Земля сухая, дует легкий ветерок, и солнце еще не начало припекать. Нелла поражается, что до сих прекрасно помнит, как ездить верхом. Это удивило бы Корнелию, Отто и Тею тоже. Жители Амстердама не ездят на лошадях, когда можно прогуляться пешком, или посидеть в экипаже, или прокатиться по водным каналам. Но как она могла забыть, насколько это чудесно? Когда Амстердам скрывается из виду и Нелла чувствует, что ее больше не преследуют никакие неодобрительные взгляды, она пришпоривает кобылу, и та вытягивается, свободно припуская через поле. Ей кажется, что она может летать. Как будто эта кобыла – не результат быстрой покупки у усталого конюха, который всю ночь подавал эль печальным старикам, а сам Пегас, рожденный из поверженного тела горгоны Медузы.

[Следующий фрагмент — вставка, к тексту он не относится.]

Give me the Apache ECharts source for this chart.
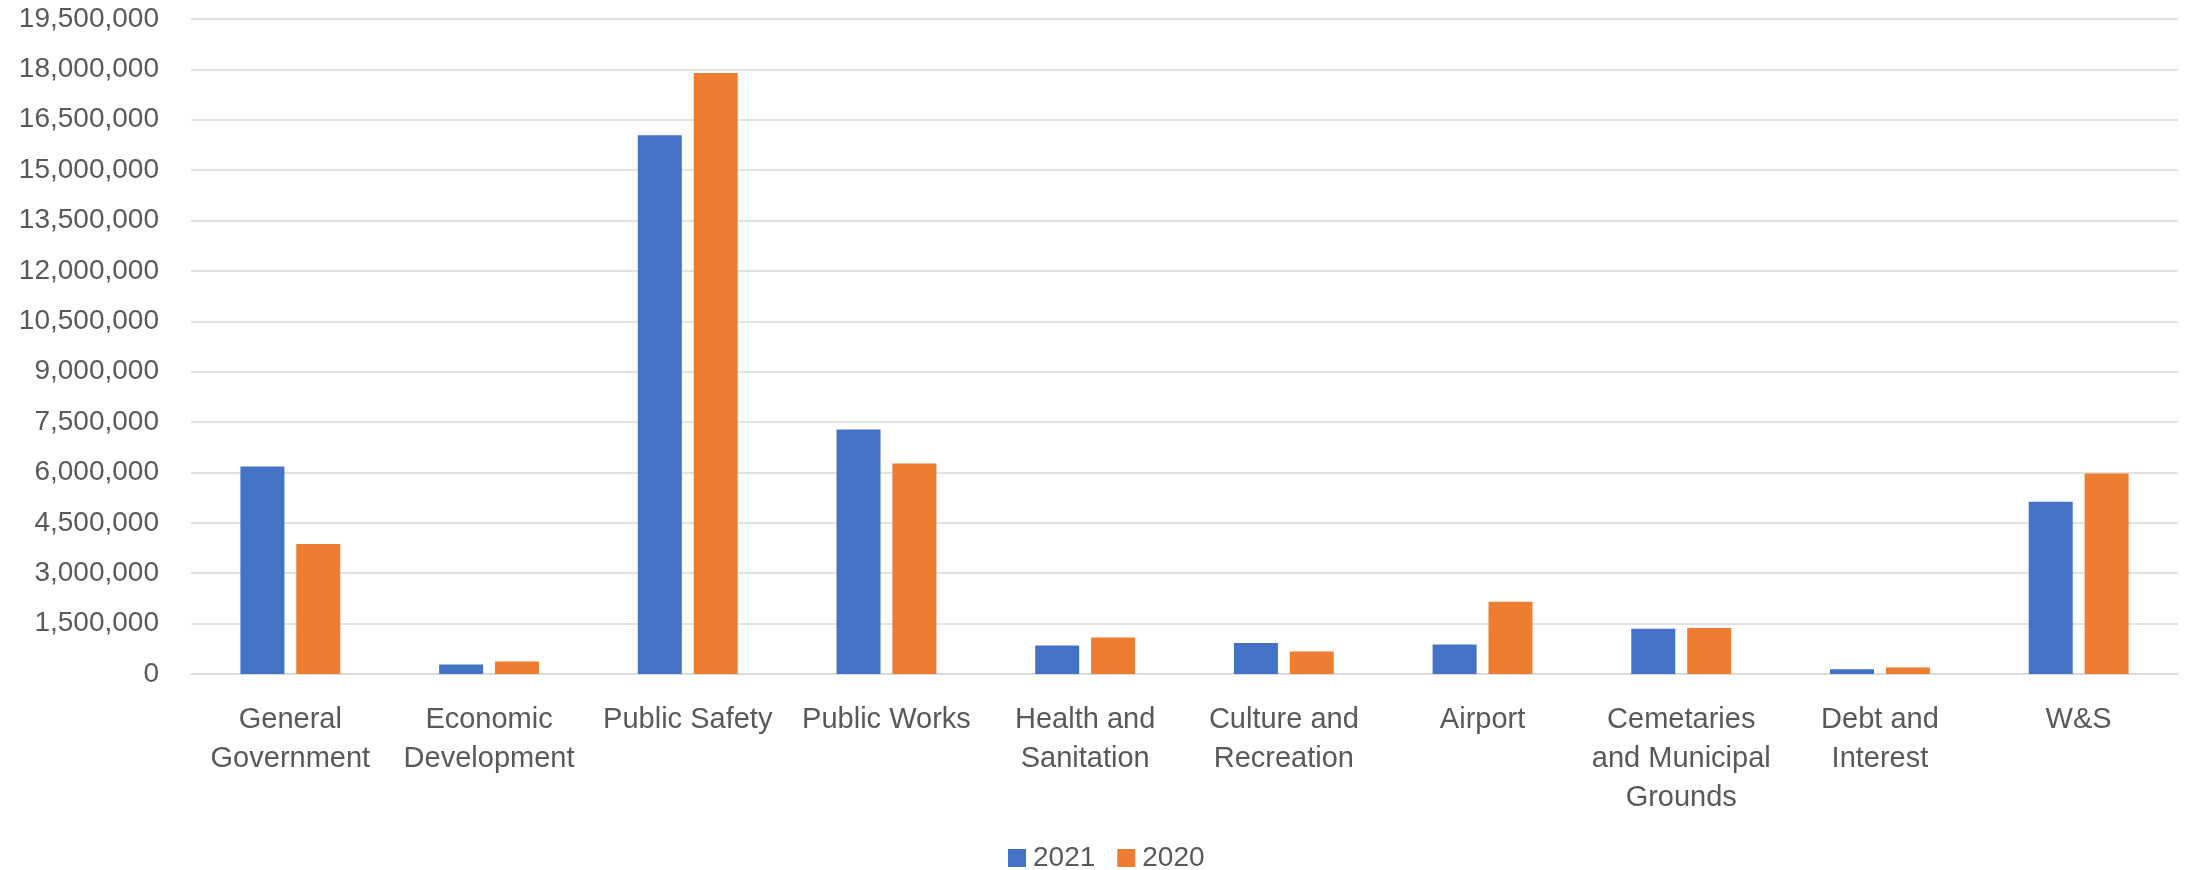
<!DOCTYPE html>
<html>
<head>
<meta charset="utf-8">
<script src="https://cdn.jsdelivr.net/npm/echarts@6/dist/echarts.min.js"></script>
<style>
html,body{margin:0;padding:0;background:#fff;}
#chart{width:2188px;height:870px;}
</style>
</head>
<body>
<div id="chart"></div>
<script>
const categories = ["General Government","Economic Development","Public Safety","Public Works","Health and Sanitation","Culture and Recreation","Airport","Cemetaries and Municipal Grounds","Debt and Interest","W&S"];
const tickLabels = ["General\nGovernment","Economic\nDevelopment","Public Safety","Public Works","Health and\nSanitation","Culture and\nRecreation","Airport","Cemetaries\nand Municipal\nGrounds","Debt and\nInterest","W&S"];
const seriesNames = ["2021","2020"];
const values2021 = [6180000, 280000, 16040000, 7280000, 850000, 920000, 880000, 1350000, 140000, 5130000];
const values2020 = [3870000, 370000, 17890000, 6270000, 1090000, 670000, 2150000, 1370000, 190000, 5970000];

const chart = echarts.init(document.getElementById('chart'), null, {renderer:'canvas'});
const font = '"Liberation Sans", Arial, sans-serif';
chart.setOption({
  animation:false,
  textStyle:{fontFamily:font},
  color:['#4472c4','#ed7d31'],
  grid:{left:191,right:10,top:19,bottom:196,containLabel:false},
  legend:{
    data:seriesNames,
    left:1003,
    top:839,
    itemWidth:18,itemHeight:18,itemGap:22,
    icon:'rect',
    textStyle:{fontSize:28,color:'#595959',fontFamily:font,padding:[0,0,0,2]}
  },
  xAxis:{
    type:'category',
    data:categories,
    axisLine:{lineStyle:{color:'#d9d9d9',width:1.5}},
    axisTick:{show:false},
    axisLabel:{
      interval:0,
      color:'#595959',
      fontSize:29,
      lineHeight:39,
      margin:26,
      formatter:function(v,i){return tickLabels[i];}
    }
  },
  yAxis:{
    type:'value',
    min:0,max:19500000,interval:1500000,
    axisLine:{show:false},
    axisTick:{show:false},
    splitLine:{lineStyle:{color:'#d9d9d9',width:1.5}},
    axisLabel:{
      color:'#595959',fontSize:28,margin:32,
      formatter:function(v){return v.toLocaleString('en-US');}
    }
  },
  series:[
    {name:seriesNames[0],type:'bar',data:values2021,barWidth:44,barGap:'27%'},
    {name:seriesNames[1],type:'bar',data:values2020,barWidth:44,barGap:'27%'}
  ]
});
</script>
</body>
</html>
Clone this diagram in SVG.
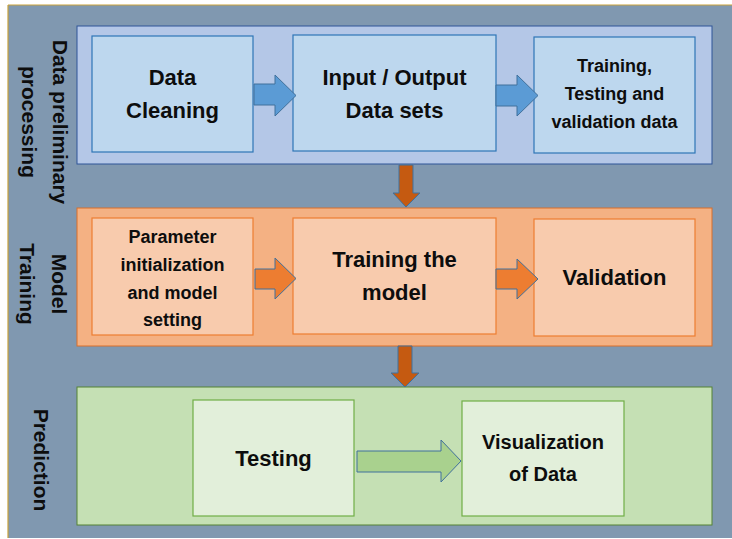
<svg xmlns="http://www.w3.org/2000/svg" width="732" height="539" viewBox="0 0 732 539">
  <style>
    text { font-family: "Liberation Sans", Arial, sans-serif; font-weight: bold; fill: #0d0d0d; text-anchor: middle; }
    .side { font-size: 21px; }
    .big { font-size: 22px; }
    .mid { font-size: 18px; }
    .med { font-size: 20px; }
    .panel-blue { fill: #b4c7e7; stroke: #2f5597; stroke-width: 1; }
    .node-blue { fill: #bdd7ee; stroke: #2e75b6; stroke-width: 1.2; }
    .panel-orange { fill: #f4b183; stroke: #d86f2a; stroke-width: 1; }
    .node-orange { fill: #f8cbad; stroke: #ed7d31; stroke-width: 1.2; }
    .panel-green { fill: #c5e0b4; stroke: #548235; stroke-width: 1; }
    .node-green { fill: #e2efda; stroke: #70ad47; stroke-width: 1.2; }
    .arr { stroke: #41719c; stroke-width: 1; }
  </style>

  <!-- backdrop -->
  <rect x="8" y="5" width="724" height="533" fill="#8098b0"/>
  <line x1="8" y1="5" x2="732" y2="5" stroke="#c9a23a" stroke-width="1.2"/>
  <line x1="8" y1="5" x2="8" y2="538" stroke="#c9a23a" stroke-width="1.2"/>

  <!-- stage panels -->
  <g id="stage-preprocessing">
    <rect class="panel-blue" x="77" y="26" width="635" height="138"/>
    <g transform="translate(53,122) rotate(90)">
      <text class="side" x="0" y="0">Data preliminary</text>
      <text class="side" x="0" y="31">processing</text>
    </g>
  </g>
  <g id="stage-training">
    <rect class="panel-orange" x="77" y="208" width="635" height="138"/>
    <g transform="translate(52,284) rotate(90)">
      <text class="side" x="0" y="0">Model</text>
      <text class="side" x="0" y="32">Training</text>
    </g>
  </g>
  <g id="stage-prediction">
    <rect class="panel-green" x="77" y="387" width="635" height="138"/>
    <g transform="translate(34,460) rotate(90)">
      <text class="side" x="0" y="0">Prediction</text>
    </g>
  </g>

  <!-- nodes -->
  <g id="data-cleaning">
    <rect class="node-blue" x="92" y="36" width="161" height="116"/>
    <text class="big" x="172.5" y="85">Data</text>
    <text class="big" x="172.5" y="118">Cleaning</text>
  </g>
  <g id="io-data-sets">
    <rect class="node-blue" x="293" y="35" width="203" height="116"/>
    <text class="big" x="394.5" y="85">Input / Output</text>
    <text class="big" x="394.5" y="118">Data sets</text>
  </g>
  <g id="split-data">
    <rect class="node-blue" x="534" y="37" width="161" height="116"/>
    <text class="mid" x="614.5" y="72">Training,</text>
    <text class="mid" x="614.5" y="100">Testing and</text>
    <text class="mid" x="614.5" y="128">validation data</text>
  </g>
  <g id="param-init">
    <rect class="node-orange" x="92" y="218" width="161" height="117"/>
    <text class="mid" x="172.5" y="243">Parameter</text>
    <text class="mid" x="172.5" y="271">initialization</text>
    <text class="mid" x="172.5" y="299">and model</text>
    <text class="mid" x="172.5" y="326">setting</text>
  </g>
  <g id="train-model">
    <rect class="node-orange" x="293" y="218" width="203" height="116"/>
    <text class="big" x="394.5" y="267">Training the</text>
    <text class="big" x="394.5" y="300">model</text>
  </g>
  <g id="validation">
    <rect class="node-orange" x="534" y="219" width="161" height="117"/>
    <text class="big" x="614.5" y="285">Validation</text>
  </g>
  <g id="testing">
    <rect class="node-green" x="193" y="400" width="161" height="116"/>
    <text class="big" x="273.5" y="466">Testing</text>
  </g>
  <g id="visualization">
    <rect class="node-green" x="462" y="401" width="162" height="115"/>
    <text class="med" x="543" y="449">Visualization</text>
    <text class="med" x="543" y="481">of Data</text>
  </g>

  <!-- block arrows -->
  <g id="connectors">
    <polygon class="arr" fill="#5b9bd5" points="254,84 275,84 275,75 296,95.5 275,116 275,105 254,105"/>
    <polygon class="arr" fill="#5b9bd5" points="496,85 517,85 517,75 538,95.5 517,116 517,106 496,106"/>
    <polygon class="arr" fill="#c55a11" points="399,165 413,165 413,193 420,193 406,207 393,193 399,193"/>
    <polygon class="arr" fill="#ed7d31" points="255,269 275,269 275,258 296,278.5 275,299 275,289 255,289"/>
    <polygon class="arr" fill="#ed7d31" points="496,269 517,269 517,259 538,279 517,299 517,289 496,289"/>
    <polygon class="arr" fill="#c55a11" points="398,346 412,346 412,373 419,373 405,387 391,373 398,373"/>
    <polygon class="arr" fill="#a9d18e" points="357,451 441,451 441,440 461,461 441,482 441,472 357,472"/>
  </g>
</svg>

«В любой момент, – думает Нелла, – я могу обрушить свой гнев на небеса».
Но все же она замедляет шаг, понимая, что плохо знает эту лошадь и ни одной из них не пойдет на пользу, если гнать слишком сильно и слишком быстро. Перейдя на рысь, Нелла чувствует возбуждение. Она поворачивает направо и видит, что движется вдоль водного пути – одной из многочисленных систем барж, которые идут из города по естественным и искусственным каналам. На воде качаются низкие баржи, и Нелле почти больно смотреть на них; они напоминают о ее собственном путешествии в Амстердам восемнадцать лет назад. Потянув поводья, она возвращает кобылу на дорогу. На этот раз должно быть по-другому. Если нет, то они все пропали.
Приближаясь к ландшафту своего детства, Нелла начинает узнавать его по высоте неба, по тому, как земля все глубже уходит за горизонт, а облака собираются все выше и выше в сгущающейся синеве. Нелла выросла в этом почти сферическом ощущении пространства, раздвигая его, чтобы уместиться в аккуратных комнатах и еще более аккуратных шкафчиках, с ровными фасадами домов и математически выверенными водотоками. Контраст между настоящим и прошлым глубоко потрясает. «Ты прекрасно справилась, – говорит себе Нелла, – ты привыкла жить без свободы, как утка в закрытом пруду».
И тут она чувствует
Нелла, выжидая, по-прежнему не оборачивается. Легкий ветерок треплет ей волосы. Птицы здесь поют громче: черный дрозд, зяблик, голубь. Где‐то далеко кричит сапсан, паря за пределами ее взгляда. Трель коноплянки, прячущейся в живой изгороди. Нелла нащупывает в кармане миниатюру младенца и представляет, как поворачивается и протягивает его на ладони. Она почти делает это, но что ждет ее там, позади? Это не любовь. Не просветление. Не более чем серая, размытая по краям фигура, слишком далекая, чтобы с уверенностью опознать в ней человека. Мираж, возникающий в жару. Этот нечеткий образ сбил бы Неллу с толку. Поддаться страстному желанию увидеть, кто там, вернуться верхом туда, откуда приехала, значило бы испортить ход этой истории. Не может быть двух сюжетов. Нужно выбрать один.
Нелла снова смотрит на дорогу перед собой. Там ее ждет мать. И сестра. Обе умерли много лет назад, но их уход был настолько незаметным, что, кажется, сейчас они возвращаются к жизни. Позади себя Нелла представляет Марин и Йохана. И миниатюристку. Она чувствует, как что‐то болезненно сжимается в груди, как пальцы стискивают надежную крепость миниатюры младенца, который был у нее на протяжении стольких лет. Всегда ли она будет думать об этих призраках?
Всегда. Она будет чувствовать, что он где‐то рядом с ней, в дороге – всегда. Потому что это и есть любовь. Позади нее на расстоянии мерцает желание. «Пусть другая женщина предъявит права на миниатюристку, – думает Нелла. – Пусть Марин и Йохан уйдут. Я обходилась без них восемнадцать лет. А впереди ждет человек, которому я нужна каждый день».
Нелла не оборачивается. Она кладет младенца обратно в карман, пришпоривает кобылу и скачет вперед. И тут она видит их, спустя восемнадцать лет разлуки. Вдали на горизонте показываются трубы Ассенделфта.